Levin solved the problem on set by having the screen kiss be interrupted at the last moment by a taunting bystander. But the studio refused to reveal this to the press or the public, saying they would have to wait to see the final movie to find out how "the kiss" had been resolved. It became an unexpected publicity angle. When the film opened, audiences debated whether Boone had been overly moralistic or if the whole thing had just been a gimmick, and Fox enjoyed a healthy box-office gross of over $4 million.
April Love was shot in and around Lexington, Kentucky. For the song "Clover in the Meadow," five acres of Kentucky Blue Grass were dyed yellow to be more visually appropriate. Boone and supporting actor Arthur O'Connell became lifelong friends as a result of this film. They even bought a racehorse together that they saw on a farm used for filming, and named her April Love. (Unfortunately, the horse turned out to be a money-loser.)

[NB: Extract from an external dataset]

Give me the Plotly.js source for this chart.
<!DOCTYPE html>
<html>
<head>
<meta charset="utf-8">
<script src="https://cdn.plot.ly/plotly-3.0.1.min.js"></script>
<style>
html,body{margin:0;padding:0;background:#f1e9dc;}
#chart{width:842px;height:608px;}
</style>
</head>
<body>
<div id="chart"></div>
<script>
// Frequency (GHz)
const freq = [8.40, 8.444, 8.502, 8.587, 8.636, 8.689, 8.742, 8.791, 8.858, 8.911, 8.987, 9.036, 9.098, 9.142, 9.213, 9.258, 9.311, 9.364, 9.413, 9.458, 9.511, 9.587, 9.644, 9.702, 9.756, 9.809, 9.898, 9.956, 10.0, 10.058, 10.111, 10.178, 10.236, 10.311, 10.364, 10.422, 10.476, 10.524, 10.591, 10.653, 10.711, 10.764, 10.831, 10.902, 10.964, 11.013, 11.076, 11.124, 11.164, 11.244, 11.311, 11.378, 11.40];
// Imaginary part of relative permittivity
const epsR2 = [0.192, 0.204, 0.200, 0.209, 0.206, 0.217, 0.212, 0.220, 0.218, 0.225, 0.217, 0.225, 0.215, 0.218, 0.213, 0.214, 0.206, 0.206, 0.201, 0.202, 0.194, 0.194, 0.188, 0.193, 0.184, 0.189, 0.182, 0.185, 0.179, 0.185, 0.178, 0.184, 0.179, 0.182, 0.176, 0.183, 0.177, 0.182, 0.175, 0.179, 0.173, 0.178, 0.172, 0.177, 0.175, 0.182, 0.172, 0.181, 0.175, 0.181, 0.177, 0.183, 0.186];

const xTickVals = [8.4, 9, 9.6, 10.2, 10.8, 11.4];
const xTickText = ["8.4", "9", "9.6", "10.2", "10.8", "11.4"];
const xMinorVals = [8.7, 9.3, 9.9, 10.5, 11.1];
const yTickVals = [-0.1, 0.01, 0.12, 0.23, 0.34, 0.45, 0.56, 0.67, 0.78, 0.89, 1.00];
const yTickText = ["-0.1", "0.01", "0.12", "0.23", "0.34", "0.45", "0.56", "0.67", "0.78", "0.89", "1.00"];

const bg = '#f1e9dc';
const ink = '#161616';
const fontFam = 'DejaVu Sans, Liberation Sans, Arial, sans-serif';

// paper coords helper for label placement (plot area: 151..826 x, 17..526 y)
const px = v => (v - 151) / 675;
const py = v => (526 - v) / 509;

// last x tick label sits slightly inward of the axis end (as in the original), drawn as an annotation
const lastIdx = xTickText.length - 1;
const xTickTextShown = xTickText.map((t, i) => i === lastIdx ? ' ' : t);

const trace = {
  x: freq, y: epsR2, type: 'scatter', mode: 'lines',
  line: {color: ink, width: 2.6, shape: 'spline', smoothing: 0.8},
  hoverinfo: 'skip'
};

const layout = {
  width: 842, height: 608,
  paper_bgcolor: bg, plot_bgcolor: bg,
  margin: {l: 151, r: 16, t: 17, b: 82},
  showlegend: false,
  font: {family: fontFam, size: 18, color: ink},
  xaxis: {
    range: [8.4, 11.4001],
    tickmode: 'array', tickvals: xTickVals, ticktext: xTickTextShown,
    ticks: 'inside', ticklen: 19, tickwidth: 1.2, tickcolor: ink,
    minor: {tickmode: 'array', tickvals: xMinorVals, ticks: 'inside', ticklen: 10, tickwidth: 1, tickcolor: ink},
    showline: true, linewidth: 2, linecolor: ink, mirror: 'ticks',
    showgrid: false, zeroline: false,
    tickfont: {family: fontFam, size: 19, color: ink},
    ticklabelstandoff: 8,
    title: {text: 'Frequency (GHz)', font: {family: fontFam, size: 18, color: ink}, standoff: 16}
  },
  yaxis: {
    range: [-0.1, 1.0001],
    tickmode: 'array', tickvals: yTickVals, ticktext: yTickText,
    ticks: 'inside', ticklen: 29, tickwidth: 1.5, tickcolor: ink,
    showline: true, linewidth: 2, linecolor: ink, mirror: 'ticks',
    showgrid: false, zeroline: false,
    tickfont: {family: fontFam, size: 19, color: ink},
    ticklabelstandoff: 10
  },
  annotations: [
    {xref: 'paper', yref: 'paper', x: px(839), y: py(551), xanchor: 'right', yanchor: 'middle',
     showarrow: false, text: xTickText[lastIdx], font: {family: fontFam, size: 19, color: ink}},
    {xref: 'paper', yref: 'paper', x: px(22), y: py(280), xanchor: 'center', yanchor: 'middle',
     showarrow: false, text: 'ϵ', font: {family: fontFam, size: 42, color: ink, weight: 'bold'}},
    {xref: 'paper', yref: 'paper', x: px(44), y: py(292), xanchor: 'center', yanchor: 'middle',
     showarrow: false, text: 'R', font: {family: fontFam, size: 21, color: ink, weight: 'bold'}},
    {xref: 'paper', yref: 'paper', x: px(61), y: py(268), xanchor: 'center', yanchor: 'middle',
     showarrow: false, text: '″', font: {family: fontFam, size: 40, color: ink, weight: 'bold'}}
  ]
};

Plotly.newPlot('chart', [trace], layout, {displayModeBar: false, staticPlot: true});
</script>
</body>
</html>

While audiences lapped the movie up, critics were more restrained. Trade paper Variety deemed the film "a good family entertainment with emphasis on teenage audience tastes... Boone is a more assured performer in this second film, turning in an easy, affable performance."

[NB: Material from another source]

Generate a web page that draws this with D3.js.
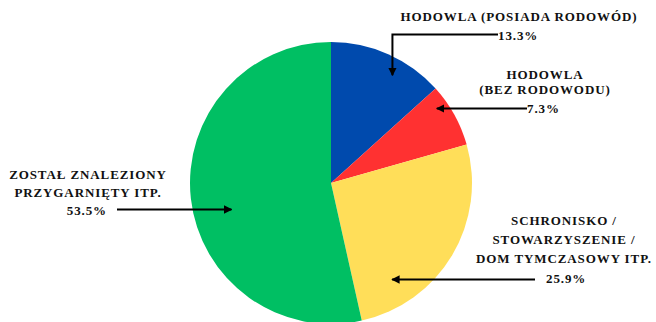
<!DOCTYPE html>
<html>
<head>
<meta charset="utf-8">
<script src="https://cdn.jsdelivr.net/npm/d3@7/dist/d3.min.js"></script>
<style>
  html, body { margin: 0; padding: 0; background: #fff; }
  svg { display: block; }
</style>
</head>
<body>
<svg id="chart" width="656" height="322"></svg>
<script>
// Source of the animal (shares, %)
const categories = [
  "HODOWLA (POSIADA RODOWÓD)",
  "HODOWLA (BEZ RODOWODU)",
  "SCHRONISKO / STOWARZYSZENIE / DOM TYMCZASOWY ITP.",
  "ZOSTAŁ ZNALEZIONY PRZYGARNIĘTY ITP."
];
const values = [13.3, 7.3, 25.9, 53.5];
const colors = ["#004AAD", "#FF3131", "#FFDE59", "#00BF63"];

// Label lines per slice
const labelLines = [
  ["HODOWLA (POSIADA RODOWÓD)"],
  ["HODOWLA", "(BEZ RODOWODU)"],
  ["SCHRONISKO /", "STOWARZYSZENIE /", "DOM TYMCZASOWY ITP."],
  ["ZOSTAŁ ZNALEZIONY", "PRZYGARNIĘTY ITP."]
];

// Layout of the callouts: text block centre/baseline, value text, arrow start,
// and arrow tip in polar form (degrees clockwise from 12 o'clock, radius px)
const callouts = [
  { x: 519, y: 21, lh: 19, valX: 498, valY: 40, valAnchor: "start", from: [498, 34.5], elbow: true,  tip: [29.7, 124] },
  { x: 545, y: 79, lh: 15, valX: 527, valY: 113, valAnchor: "start", from: [527, 108.5], elbow: false, tip: [55.1, 129] },
  { x: 564, y: 225, lh: 19, valX: 546, valY: 283, valAnchor: "start", from: [535, 279.5], elbow: false, tip: [147.6, 114] },
  { x: 88, y: 179, lh: 18, valX: 107, valY: 215, valAnchor: "end", from: [117, 209.5], elbow: false, tip: [255.2, 103] }
];

const FONT = "'Liberation Serif', 'Times New Roman', serif";

const svg = d3.select("#chart");
const cx = 331, cy = 183, radius = 141;

const pie = d3.pie().sort(null).value(d => d)(values);
const arc = d3.arc().innerRadius(0).outerRadius(radius);

const g = svg.append("g").attr("transform", `translate(${cx},${cy})`);
g.selectAll("path.slice")
  .data(pie)
  .join("path")
  .attr("class", "slice")
  .attr("d", arc)
  .attr("fill", (d, i) => colors[i]);

// Arrowhead marker
svg.append("defs").append("marker")
  .attr("id", "head")
  .attr("viewBox", "0 0 10 10")
  .attr("refX", 9).attr("refY", 5)
  .attr("markerWidth", 4.2).attr("markerHeight", 4.2)
  .attr("markerUnits", "strokeWidth")
  .attr("orient", "auto")
  .append("path")
  .attr("d", "M0,0 L10,5 L0,10 Z")
  .attr("fill", "#000");

const polar = (deg, r) => {
  const a = deg * Math.PI / 180;
  return [cx + r * Math.sin(a), cy - r * Math.cos(a)];
};

const styleText = sel => sel
  .style("font-family", FONT)
  .style("font-weight", "bold")
  .style("font-size", "13px")
  .style("letter-spacing", "0.9px")
  .attr("fill", "#111");

callouts.forEach((c, i) => {
  const tip = polar(c.tip[0], c.tip[1]);
  const pts = c.elbow
    ? [c.from, [tip[0], c.from[1]], tip]
    : [c.from, [tip[0], c.from[1]]];
  svg.append("path")
    .attr("d", d3.line()(pts))
    .attr("fill", "none")
    .attr("stroke", "#000")
    .attr("stroke-width", 2)
    .attr("marker-end", "url(#head)");

  const t = svg.append("text")
    .attr("text-anchor", "middle")
    .call(styleText);
  labelLines[i].forEach((line, k) => {
    t.append("tspan").attr("x", c.x).attr("y", c.y + k * c.lh).text(line);
  });

  svg.append("text")
    .attr("x", c.valX).attr("y", c.valY)
    .attr("text-anchor", c.valAnchor)
    .call(styleText)
    .text(d3.format(".1f")(values[i]) + "%");
});
</script>
</body>
</html>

But The New York Times chided, "Now what could be more apt on Thanksgiving Eve than a wholesome, pretty little family picture about a girl, a boy and a horse in the Blue Grass sector? If only April Love had a modicum of spunk, say that of a fiery old turkey gobbler resisting fate. It has, instead, Pat Boone and Shirley Jones, two of the nicest-looking young singers to be found anywhere, a batch of pleasant tunes, some nifty Kentucky scenery in good color and absolutely no plot... Mr. Boone no more suggests a mild, urban delinquent than he does John Dillinger. But it's high time they gave such a nice lad a picture with a few teeth to it."

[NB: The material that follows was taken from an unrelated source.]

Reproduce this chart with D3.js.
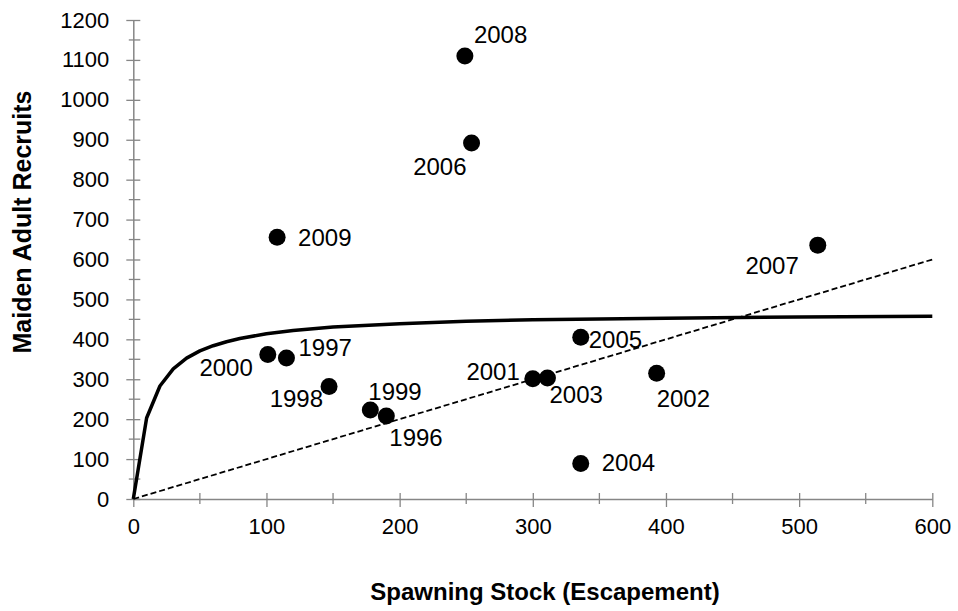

Sammy Fain and Paul Francis Webster's title song, sung by Boone, became a million-selling hit weeks before the film even opened. It was nominated for an Academy Award but lost to "All the Way," from The Joker Is Wild (1957).
By Jeremy Arnold
Richard D. Kibbey, Pat Boone: The Hollywood Years
Shirley Jones and Marty Ingels, with Mickey Herskowitz, Shirley & Marty: An Unlikely Love Story
George Agnew Chamberlain's novel first appeared as a serial in The Saturday Evening Post 18 October-November 8, 1941. According to production notes contained in the AMPAS Library file on the film, exteriors were filmed on location in Lexington, KT, and the Crown Crest Farm outside Lexington served as the Templeton Ranch in the film. The notes add that the chorus in the county fair sequence was comprised of the citizens of Lexington. The normally green fields were dyed yellow to coincide with the "Clover in the Meadow" song lyrics "sky of blue, field of yeller..."
An August 1957 Daily Variety news item stated that Pat Boone initially refused to do the the kissing scenes between him and Shirley Jones because his religion forbade him physical contact with any woman other than his wife. Boone eventually relented, however. A July 1957 Hollywood Reporter news item notes that Boone's brother Nick was to play a small role. His appearance in the released film has not been confirmed, however. The song "April Love" was nominated for an Academy Award for Best Song. Chamberlain's novel was previously filmed by Fox in 1941 as Home in Indiana, starring Walter Brennan, Charlotte Greenwood and Ward Bond and directed by Henry Weinberger (see AFI Catalog of Feature Films, 1941-50).